Torniamo all’Avellino. “Come detto non giocai tutte le gare in quanto giunsi a campionato iniziato e non partimmo benissimo ma riuscimmo, subito, a a fare punti preziosi in casa. L’allenatore era Giammarinaro poi venne Corrado Viciani, con quest’ultimo mi sono trovato benissimo. Uno che cambiò radicalmente il gioco del calcio di quei tempi”. Qualche aneddoto di quell’anno? “Ne avrei alcuni e tutti simpaticissimi. Ricordo che non stavamo andando bene e i tifosi erano delusi per i risultati ottenuti. Io ero considerato e ben voluto per l’impegno in campo ma durante un allenamento ci ritrovammo ad un faccia a faccia con i tifosi. Cercai di fare da paciere ma mi dissero che ero bravo ma anche che dovevo farmi i fatti miei. Le loro lamentele erano rivolte ad alcuni giocatori che a parer loro si impegnavano poco durante le partite. Avellino era la città giusta per far bene, ovviamente parlo a titolo personale. In città si respirava il calcio per l’intera settimana”. Un gruppo di amici, bravi calciatori. “Tutto vero, un gran bel gruppo affiatato. Calciatori di spessore come Franzoni, Rossi, Facco e Musiello che vinse, quell’anno, il titolo di capocannoniere. Dovrei citarli tutti, nessuno escluso. Voglio ricordare su tutti Rino Gritti, scomparso, purtroppo, prematuramente. Era dotato di un tiro micidiale, una forza incredibile, quando calciava dalla lunga distanza erano dolori per tutti i portieri” .

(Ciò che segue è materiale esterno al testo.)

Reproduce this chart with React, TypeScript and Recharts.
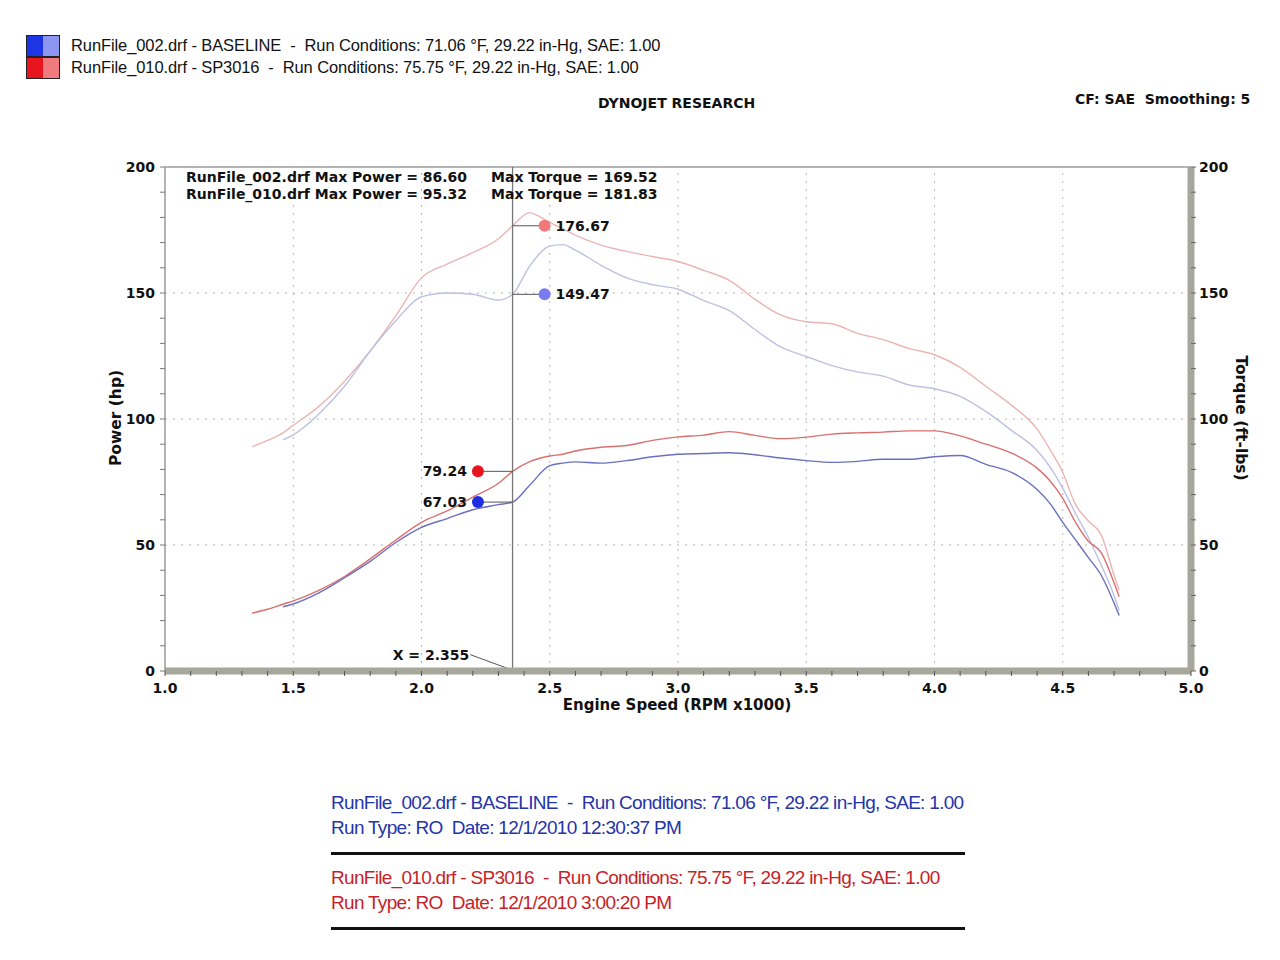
import React from 'react';
import { LineChart, Line, XAxis, YAxis, ReferenceLine, ReferenceDot } from 'recharts';

const rpm = [1.34, 1.40, 1.46, 1.5, 1.6, 1.7, 1.8, 1.9, 2.0, 2.1, 2.2, 2.3, 2.355, 2.42, 2.5, 2.55, 2.6, 2.7, 2.8, 2.9, 3.0, 3.1, 3.2, 3.3, 3.4, 3.5, 3.6, 3.7, 3.8, 3.9, 4.0, 4.1, 4.2, 4.3, 4.4, 4.45, 4.5, 4.55, 4.6, 4.65, 4.7, 4.72];

const sp3016Torque = [89, 91.5, 94.5, 97.5, 105, 115, 127, 141, 156, 161.5, 166, 171.5, 176.67, 181.8, 178, 175.5, 173, 169, 166.5, 164.5, 162.5, 159, 155, 147.5, 141.3, 138.6, 137.8, 134, 131.5, 128, 125.5, 120.5, 113, 105.5, 96, 88, 78.8, 66, 59.5, 54, 38, 32];
const baselineTorque = [null, null, 91.7, 93.7, 102, 113, 127, 139, 148.5, 150, 149.5, 147.2, 149.47, 160.4, 168.6, 169.2, 167, 161, 156, 153.3, 151.5, 147, 143, 135.5, 128.6, 124.8, 121.2, 118.7, 117, 113.5, 112, 109, 103, 95.5, 87.5, 81, 72.5, 62.5, 53, 42, 30, 24];
const sp3016Power = [23, 24.5, 26.5, 27.8, 32, 37.5, 44.5, 52, 59, 63.5, 69, 74.5, 79.24, 83, 85.3, 86, 87.3, 88.8, 89.5, 91.5, 92.9, 93.6, 95, 93.5, 92.2, 92.8, 94, 94.5, 94.8, 95.3, 95.3, 93.3, 90, 86.5, 80.5, 75.5, 68.5, 59, 51.5, 47, 35, 29.5];
const baselinePower = [null, null, 25.5, 26.6, 31, 37, 43.5, 51, 57, 60.5, 64, 66, 67.03, 73.5, 81.5, 82.5, 83, 82.5, 83.5, 85, 86, 86.3, 86.6, 85.8, 84.5, 83.5, 82.8, 83.2, 84, 84, 85, 85.5, 82, 78.8, 72, 66.5, 59, 52, 45, 38, 27, 22];

const xTicks = [1.0, 1.1, 1.2, 1.3, 1.4, 1.5, 1.6, 1.7, 1.8, 1.9, 2.0, 2.1, 2.2, 2.3, 2.4, 2.5, 2.6, 2.7, 2.8, 2.9, 3.0, 3.1, 3.2, 3.3, 3.4, 3.5, 3.6, 3.7, 3.8, 3.9, 4.0, 4.1, 4.2, 4.3, 4.4, 4.5, 4.6, 4.7, 4.8, 4.9, 5.0];
const xMajor = [1.5, 2.0, 2.5, 3.0, 3.5, 4.0, 4.5];
const yTicks = [0, 10, 20, 30, 40, 50, 60, 70, 80, 90, 100, 110, 120, 130, 140, 150, 160, 170, 180, 190, 200];
const yMajor = [50, 100, 150];

const cursorX = 2.355;
const torqueDotX = 2.48;
const powerDotX = 2.22;
const cursorTorque = { sp3016: 176.67, baseline: 149.47 };
const cursorPower = { sp3016: 79.24, baseline: 67.03 };

const data = rpm.map((r, i) => ({
  rpm: r,
  st: sp3016Torque[i],
  bt: baselineTorque[i],
  sp: sp3016Power[i],
  bp: baselinePower[i],
}));

const BOLD = '"DejaVu Sans", Verdana, sans-serif';
const NARROW = '"Liberation Sans", Arial, sans-serif';

const isMajor = (v: number, step: number) => Math.abs(v / step - Math.round(v / step)) < 1e-6;

const XTick = (props: any) => {
  const { x, y, payload } = props;
  if (!isMajor(payload.value, 0.5)) return null;
  return (
    <text x={x} y={y + 15} textAnchor="middle" fontFamily={BOLD} fontWeight="bold" fontSize={14} fill="#111">
      {payload.value.toFixed(1)}
    </text>
  );
};
const YTickL = (props: any) => {
  const { x, y, payload } = props;
  if (!isMajor(payload.value, 50)) return null;
  return (
    <text x={x - 3} y={y + 5} textAnchor="end" fontFamily={BOLD} fontWeight="bold" fontSize={14} fill="#111">
      {payload.value}
    </text>
  );
};
const YTickR = (props: any) => {
  const { x, y, payload } = props;
  if (!isMajor(payload.value, 50)) return null;
  return (
    <text x={x + 1} y={y + 5} textAnchor="start" fontFamily={BOLD} fontWeight="bold" fontSize={14} fill="#111">
      {payload.value}
    </text>
  );
};

const abs = (left: number, top: number, extra: React.CSSProperties = {}): React.CSSProperties => ({
  position: 'absolute', left, top, whiteSpace: 'nowrap', lineHeight: 1, margin: 0, ...extra,
});

const Swatch = ({ top, dark, light }: { top: number; dark: string; light: string }) => (
  <div style={{ position: 'absolute', left: 26, top, width: 34, height: 22, border: '1.5px solid #222', boxSizing: 'border-box', display: 'flex' }}>
    <div style={{ flex: 1, background: dark }} />
    <div style={{ flex: 1, background: light }} />
  </div>
);

const lblStyle = { fontFamily: BOLD, fontWeight: 'bold', fontSize: 14, fill: '#111' } as any;
const boldText = (size: number): React.CSSProperties => ({ fontFamily: BOLD, fontWeight: 'bold', fontSize: size, color: '#111' });

export default function App() {
  return (
    <div style={{ position: 'absolute', left: 0, top: 0, width: 1280, height: 960, background: '#fff', overflow: 'hidden' }}>
      <Swatch top={35} dark="#1c36e6" light="#8d96f0" />
      <Swatch top={57} dark="#e8141e" light="#f07a7e" />
      <div style={abs(71, 37, { fontFamily: NARROW, fontSize: 16.5, letterSpacing: -0.1, color: '#111' })}>
        RunFile_002.drf - BASELINE&nbsp; -&nbsp; Run Conditions: 71.06 °F, 29.22 in-Hg, SAE: 1.00
      </div>
      <div style={abs(71, 59, { fontFamily: NARROW, fontSize: 16.5, letterSpacing: -0.1, color: '#111' })}>
        RunFile_010.drf - SP3016&nbsp; -&nbsp; Run Conditions: 75.75 °F, 29.22 in-Hg, SAE: 1.00
      </div>
      <div style={abs(598, 96, boldText(14))}>DYNOJET RESEARCH</div>
      <div style={abs(1075, 92, boldText(14))}>CF: SAE&nbsp; Smoothing: 5</div>

      <div style={{ position: 'absolute', left: 0, top: 0 }}>
        <LineChart width={1280} height={960} data={data} margin={{ top: 167, right: 29, bottom: 249, left: 105 }}>
          <XAxis dataKey="rpm" type="number" domain={[1, 5]} ticks={xTicks} interval={0} tick={<XTick />}
            axisLine={{ stroke: '#a8a79b', strokeWidth: 7 }} tickLine={{ stroke: '#555' }} tickSize={5} height={40} allowDataOverflow />
          <YAxis yAxisId="left" domain={[0, 200]} ticks={yTicks} interval={0} tick={<YTickL />} width={60}
            axisLine={{ stroke: '#9a9a9a', strokeWidth: 1.5 }} tickLine={{ stroke: '#777' }} tickSize={5} />
          <YAxis yAxisId="right" orientation="right" domain={[0, 200]} ticks={yTicks} interval={0} tick={<YTickR />} width={60}
            axisLine={{ stroke: '#a8a79b', strokeWidth: 7 }} tickLine={{ stroke: '#666' }} tickSize={5} />

          {xMajor.map((v) => (
            <ReferenceLine key={'gx' + v} yAxisId="left" x={v} stroke="#b5b5b5" strokeDasharray="2 6" strokeWidth={1} />
          ))}
          {yMajor.map((v) => (
            <ReferenceLine key={'gy' + v} yAxisId="left" y={v} stroke="#b5b5b5" strokeDasharray="2 6" strokeWidth={1} />
          ))}
          <ReferenceLine yAxisId="left" y={200} stroke="#9a9a9a" strokeWidth={1.5} />

          <Line yAxisId="right" type="monotone" dataKey="st" stroke="#ecb4b4" strokeWidth={1.4} dot={false} isAnimationActive={false} connectNulls={false} />
          <Line yAxisId="right" type="monotone" dataKey="bt" stroke="#bcc0e2" strokeWidth={1.4} dot={false} isAnimationActive={false} connectNulls={false} />
          <Line yAxisId="left" type="monotone" dataKey="sp" stroke="#d9706e" strokeWidth={1.4} dot={false} isAnimationActive={false} connectNulls={false} />
          <Line yAxisId="left" type="monotone" dataKey="bp" stroke="#6a70bf" strokeWidth={1.4} dot={false} isAnimationActive={false} connectNulls={false} />

          <ReferenceLine yAxisId="left" x={cursorX} stroke="#777" strokeWidth={1.3} />

          <ReferenceLine yAxisId="right" segment={[{ x: cursorX, y: cursorTorque.sp3016 }, { x: torqueDotX, y: cursorTorque.sp3016 }]} stroke="#555" />
          <ReferenceLine yAxisId="right" segment={[{ x: cursorX, y: cursorTorque.baseline }, { x: torqueDotX, y: cursorTorque.baseline }]} stroke="#555" />
          <ReferenceLine yAxisId="left" segment={[{ x: powerDotX, y: cursorPower.sp3016 }, { x: cursorX, y: cursorPower.sp3016 }]} stroke="#555" />
          <ReferenceLine yAxisId="left" segment={[{ x: powerDotX, y: cursorPower.baseline }, { x: cursorX, y: cursorPower.baseline }]} stroke="#555" />
          <ReferenceLine yAxisId="left" segment={[{ x: 2.19, y: 6.5 }, { x: cursorX, y: 0.3 }]} stroke="#555" />

          <ReferenceDot yAxisId="right" x={torqueDotX} y={cursorTorque.sp3016} r={6} fill="#f07a7a" stroke="none"
            label={{ value: '176.67', position: 'right', offset: 5, ...lblStyle }} />
          <ReferenceDot yAxisId="right" x={torqueDotX} y={cursorTorque.baseline} r={6} fill="#7b7bf0" stroke="none"
            label={{ value: '149.47', position: 'right', offset: 5, ...lblStyle }} />
          <ReferenceDot yAxisId="left" x={powerDotX} y={cursorPower.sp3016} r={6} fill="#e8141e" stroke="none"
            label={{ value: '79.24', position: 'left', offset: 5, ...lblStyle }} />
          <ReferenceDot yAxisId="left" x={powerDotX} y={cursorPower.baseline} r={6} fill="#1c2ee0" stroke="none"
            label={{ value: '67.03', position: 'left', offset: 5, ...lblStyle }} />
          <ReferenceDot yAxisId="left" x={2.19} y={6.5} r={0} fill="none" stroke="none"
            label={{ value: 'X = 2.355', position: 'left', offset: 1, ...lblStyle }} />
        </LineChart>
      </div>

      <div style={abs(186, 170, boldText(14))}>RunFile_002.drf Max Power = 86.60</div>
      <div style={abs(186, 187, boldText(14))}>RunFile_010.drf Max Power = 95.32</div>
      <div style={abs(491, 170, boldText(14))}>Max Torque = 169.52</div>
      <div style={abs(491, 187, boldText(14))}>Max Torque = 181.83</div>

      <div style={abs(117, 418, { ...boldText(15.5), transform: 'translate(-50%, -50%) rotate(-90deg)' })}>Power (hp)</div>
      <div style={abs(1240, 418, { ...boldText(15.5), transform: 'translate(-50%, -50%) rotate(90deg)' })}>Torque (ft-lbs)</div>
      <div style={abs(677, 705, { ...boldText(15), transform: 'translate(-50%, -50%)' })}>Engine Speed (RPM x1000)</div>

      <div style={abs(331, 793, { fontFamily: NARROW, fontSize: 19, letterSpacing: -0.7, color: '#2534a8' })}>
        RunFile_002.drf - BASELINE&nbsp; -&nbsp; Run Conditions: 71.06 °F, 29.22 in-Hg, SAE: 1.00
      </div>
      <div style={abs(331, 818, { fontFamily: NARROW, fontSize: 19, letterSpacing: -0.7, color: '#2534a8' })}>
        Run Type: RO&nbsp; Date: 12/1/2010 12:30:37 PM
      </div>
      <div style={{ position: 'absolute', left: 331, top: 852, width: 634, height: 3, background: '#111' }} />
      <div style={abs(331, 868, { fontFamily: NARROW, fontSize: 19, letterSpacing: -0.7, color: '#c81e28' })}>
        RunFile_010.drf - SP3016&nbsp; -&nbsp; Run Conditions: 75.75 °F, 29.22 in-Hg, SAE: 1.00
      </div>
      <div style={abs(331, 893, { fontFamily: NARROW, fontSize: 19, letterSpacing: -0.7, color: '#c81e28' })}>
        Run Type: RO&nbsp; Date: 12/1/2010 3:00:20 PM
      </div>
      <div style={{ position: 'absolute', left: 331, top: 927, width: 634, height: 3, background: '#111' }} />
    </div>
  );
}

Una chance al Torino, molto meglio il percorso a Genova sponda rossoblu. “Arrivai al Toro dopo le due annate eccezionali. Il 1975-‘76 culminò con lo storico scudetto e l’anno dopo con i 50 punti (cinque in più rispetto al tricolore) che, pirtroppo, valse solo il secondo posto ad un punto dalla Juventus. Ancora il posto d’onore (in condominio con il Vicenza) nel 1977-‘78. Nell’anno in cui ci giocai (1979) la squadra non riuscì a lottare per lo scudetto e terminò la stagione al quarto posto. Posso dire che non fu, per me una stagione fortunata, Passai e definitivamente al Genoa e vi restai altre quattro stagioni”. Nel calcio, come in ogni settore, ci sono i confronti.
Anche Onofri non può esimersi e quindi gli domandiamo chi preferisce tra Pelè e Maradona. “Indubbiamente due grandi campioni, i migliori. Pelè resta più completo per le qualità nel gioco aereo”. Un altro dualismo che per anni ha diviso i tanti sostenitori italiani: Mazzola o Rivera? “Beh anche qui si tratta di due fuoriclasse ma Rivera aveva qualità che pochi potevano vantare. Era uno spettacolo vederlo giocare. Ricordo che quando ci incrociammo, prima che iniziasse la gara, gli chiesi la sua maglia e prontamente, a fine gara, me la diede”. Altri due grandi calciatori: Claudio Sala e Causio. “Con Sala ho giocato nel Torino e posso spendere solo belle parole. Il ‘poeta’ era fortissimo ma ha avuto la sfortuna di ritrovarsi davanti il ‘barone’, se non ci fosse stato Franco penso che Claudio avrebbe totalizzato tantissime presenze in nazionale”.